▶ [INSTRUCTIONS TO FOLLOW]:
Reproduce the data exactly.

▶ [COLLECTED MATERIAL]:
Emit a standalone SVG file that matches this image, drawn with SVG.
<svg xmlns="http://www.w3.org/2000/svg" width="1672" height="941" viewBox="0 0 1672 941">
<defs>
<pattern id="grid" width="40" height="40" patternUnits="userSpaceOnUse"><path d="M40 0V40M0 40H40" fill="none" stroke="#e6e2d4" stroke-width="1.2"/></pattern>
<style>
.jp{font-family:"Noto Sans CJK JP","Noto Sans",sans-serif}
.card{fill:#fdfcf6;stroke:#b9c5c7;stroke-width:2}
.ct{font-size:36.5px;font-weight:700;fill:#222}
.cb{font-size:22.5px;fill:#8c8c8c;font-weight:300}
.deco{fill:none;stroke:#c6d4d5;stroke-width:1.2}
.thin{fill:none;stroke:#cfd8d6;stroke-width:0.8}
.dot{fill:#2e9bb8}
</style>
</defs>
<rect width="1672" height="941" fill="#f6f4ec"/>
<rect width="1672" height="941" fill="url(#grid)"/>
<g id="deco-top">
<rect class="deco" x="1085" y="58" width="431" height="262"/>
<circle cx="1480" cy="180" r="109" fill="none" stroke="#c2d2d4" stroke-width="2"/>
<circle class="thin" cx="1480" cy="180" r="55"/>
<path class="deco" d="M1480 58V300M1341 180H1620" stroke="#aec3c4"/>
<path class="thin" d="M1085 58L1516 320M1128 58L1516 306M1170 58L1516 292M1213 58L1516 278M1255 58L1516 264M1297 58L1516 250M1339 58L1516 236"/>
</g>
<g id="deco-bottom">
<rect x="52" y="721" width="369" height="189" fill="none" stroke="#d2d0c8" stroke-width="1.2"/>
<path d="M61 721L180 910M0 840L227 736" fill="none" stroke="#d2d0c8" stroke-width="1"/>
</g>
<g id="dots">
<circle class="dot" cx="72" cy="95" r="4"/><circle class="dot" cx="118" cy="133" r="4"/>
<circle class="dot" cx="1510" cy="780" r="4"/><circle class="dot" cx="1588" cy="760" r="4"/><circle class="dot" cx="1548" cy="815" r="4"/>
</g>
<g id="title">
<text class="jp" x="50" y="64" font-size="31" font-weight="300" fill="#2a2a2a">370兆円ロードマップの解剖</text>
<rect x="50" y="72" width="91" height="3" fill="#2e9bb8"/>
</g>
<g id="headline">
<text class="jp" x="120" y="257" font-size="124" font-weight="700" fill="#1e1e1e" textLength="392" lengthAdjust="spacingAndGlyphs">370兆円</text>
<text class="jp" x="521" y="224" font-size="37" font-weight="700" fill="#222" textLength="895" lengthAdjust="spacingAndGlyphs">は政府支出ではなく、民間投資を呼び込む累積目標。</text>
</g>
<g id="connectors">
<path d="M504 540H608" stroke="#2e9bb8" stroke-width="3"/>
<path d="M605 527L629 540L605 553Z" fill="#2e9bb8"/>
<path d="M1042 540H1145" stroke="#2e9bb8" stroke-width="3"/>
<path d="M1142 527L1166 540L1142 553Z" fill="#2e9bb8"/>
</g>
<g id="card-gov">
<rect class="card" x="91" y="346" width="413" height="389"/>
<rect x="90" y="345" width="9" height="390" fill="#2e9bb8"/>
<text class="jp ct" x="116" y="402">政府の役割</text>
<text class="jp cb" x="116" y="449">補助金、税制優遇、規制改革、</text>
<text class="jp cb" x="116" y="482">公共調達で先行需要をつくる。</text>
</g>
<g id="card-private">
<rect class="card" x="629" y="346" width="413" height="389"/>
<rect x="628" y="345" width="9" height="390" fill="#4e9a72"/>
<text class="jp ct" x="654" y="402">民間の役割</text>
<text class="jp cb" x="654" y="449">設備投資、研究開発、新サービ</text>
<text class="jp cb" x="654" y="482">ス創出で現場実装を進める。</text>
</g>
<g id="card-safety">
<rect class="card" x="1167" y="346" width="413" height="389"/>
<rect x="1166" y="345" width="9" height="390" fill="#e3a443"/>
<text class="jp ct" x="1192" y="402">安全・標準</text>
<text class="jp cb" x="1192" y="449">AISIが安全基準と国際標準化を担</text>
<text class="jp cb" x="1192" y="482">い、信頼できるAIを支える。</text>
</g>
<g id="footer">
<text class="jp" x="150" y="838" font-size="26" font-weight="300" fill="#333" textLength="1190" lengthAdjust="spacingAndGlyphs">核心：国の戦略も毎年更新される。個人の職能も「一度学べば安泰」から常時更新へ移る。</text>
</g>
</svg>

▶ [SOLVED PROBLEM]:
Emit a standalone SVG file that matches this image, drawn with SVG.
<svg xmlns="http://www.w3.org/2000/svg" width="1672" height="941" viewBox="0 0 1672 941">
<defs>
<pattern id="grid" width="40" height="40" patternUnits="userSpaceOnUse"><path d="M40 0V40M0 40H40" fill="none" stroke="#e6e2d4" stroke-width="1.2"/></pattern>
<style>
.jp{font-family:"Noto Sans CJK JP","Noto Sans",sans-serif}
.card{fill:#fdfcf6;stroke:#b9c5c7;stroke-width:2}
.ct{font-size:36.5px;font-weight:700;fill:#222}
.cb{font-size:22.5px;fill:#8c8c8c;font-weight:300}
.deco{fill:none;stroke:#c6d4d5;stroke-width:1.2}
.thin{fill:none;stroke:#cfd8d6;stroke-width:0.8}
.dot{fill:#2e9bb8}
</style>
</defs>
<rect width="1672" height="941" fill="#f6f4ec"/>
<rect width="1672" height="941" fill="url(#grid)"/>
<g id="deco-top">
<rect class="deco" x="1085" y="58" width="431" height="262"/>
<circle cx="1480" cy="180" r="109" fill="none" stroke="#c2d2d4" stroke-width="2"/>
<circle class="thin" cx="1480" cy="180" r="55"/>
<path class="deco" d="M1480 58V300M1341 180H1620" stroke="#aec3c4"/>
<path class="thin" d="M1085 58L1516 320M1128 58L1516 306M1170 58L1516 292M1213 58L1516 278M1255 58L1516 264M1297 58L1516 250M1339 58L1516 236"/>
</g>
<g id="deco-bottom">
<rect x="52" y="721" width="369" height="189" fill="none" stroke="#d2d0c8" stroke-width="1.2"/>
<path d="M61 721L180 910M0 840L227 736" fill="none" stroke="#d2d0c8" stroke-width="1"/>
</g>
<g id="dots">
<circle class="dot" cx="72" cy="95" r="4"/><circle class="dot" cx="118" cy="133" r="4"/>
<circle class="dot" cx="1510" cy="780" r="4"/><circle class="dot" cx="1588" cy="760" r="4"/><circle class="dot" cx="1548" cy="815" r="4"/>
</g>
<g id="title">
<text class="jp" x="50" y="64" font-size="31" font-weight="300" fill="#2a2a2a">370兆円ロードマップの解剖</text>
<rect x="50" y="72" width="91" height="3" fill="#2e9bb8"/>
</g>
<g id="headline">
<text class="jp" x="120" y="257" font-size="124" font-weight="700" fill="#1e1e1e" textLength="392" lengthAdjust="spacingAndGlyphs">370兆円</text>
<text class="jp" x="521" y="224" font-size="37" font-weight="700" fill="#222" textLength="895" lengthAdjust="spacingAndGlyphs">は政府支出ではなく、民間投資を呼び込む累積目標。</text>
</g>
<g id="connectors">
<path d="M504 540H608" stroke="#2e9bb8" stroke-width="3"/>
<path d="M605 527L629 540L605 553Z" fill="#2e9bb8"/>
<path d="M1042 540H1145" stroke="#2e9bb8" stroke-width="3"/>
<path d="M1142 527L1166 540L1142 553Z" fill="#2e9bb8"/>
</g>
<g id="card-gov">
<rect class="card" x="91" y="346" width="413" height="389"/>
<rect x="90" y="345" width="9" height="390" fill="#2e9bb8"/>
<text class="jp ct" x="116" y="402">政府の役割</text>
<text class="jp cb" x="116" y="449">補助金、税制優遇、規制改革、</text>
<text class="jp cb" x="116" y="482">公共調達で先行需要をつくる。</text>
</g>
<g id="card-private">
<rect class="card" x="629" y="346" width="413" height="389"/>
<rect x="628" y="345" width="9" height="390" fill="#4e9a72"/>
<text class="jp ct" x="654" y="402">民間の役割</text>
<text class="jp cb" x="654" y="449">設備投資、研究開発、新サービ</text>
<text class="jp cb" x="654" y="482">ス創出で現場実装を進める。</text>
</g>
<g id="card-safety">
<rect class="card" x="1167" y="346" width="413" height="389"/>
<rect x="1166" y="345" width="9" height="390" fill="#e3a443"/>
<text class="jp ct" x="1192" y="402">安全・標準</text>
<text class="jp cb" x="1192" y="449">AISIが安全基準と国際標準化を担</text>
<text class="jp cb" x="1192" y="482">い、信頼できるAIを支える。</text>
</g>
<g id="footer">
<text class="jp" x="150" y="838" font-size="26" font-weight="300" fill="#333" textLength="1190" lengthAdjust="spacingAndGlyphs">核心：国の戦略も毎年更新される。個人の職能も「一度学べば安泰」から常時更新へ移る。</text>
</g>
</svg>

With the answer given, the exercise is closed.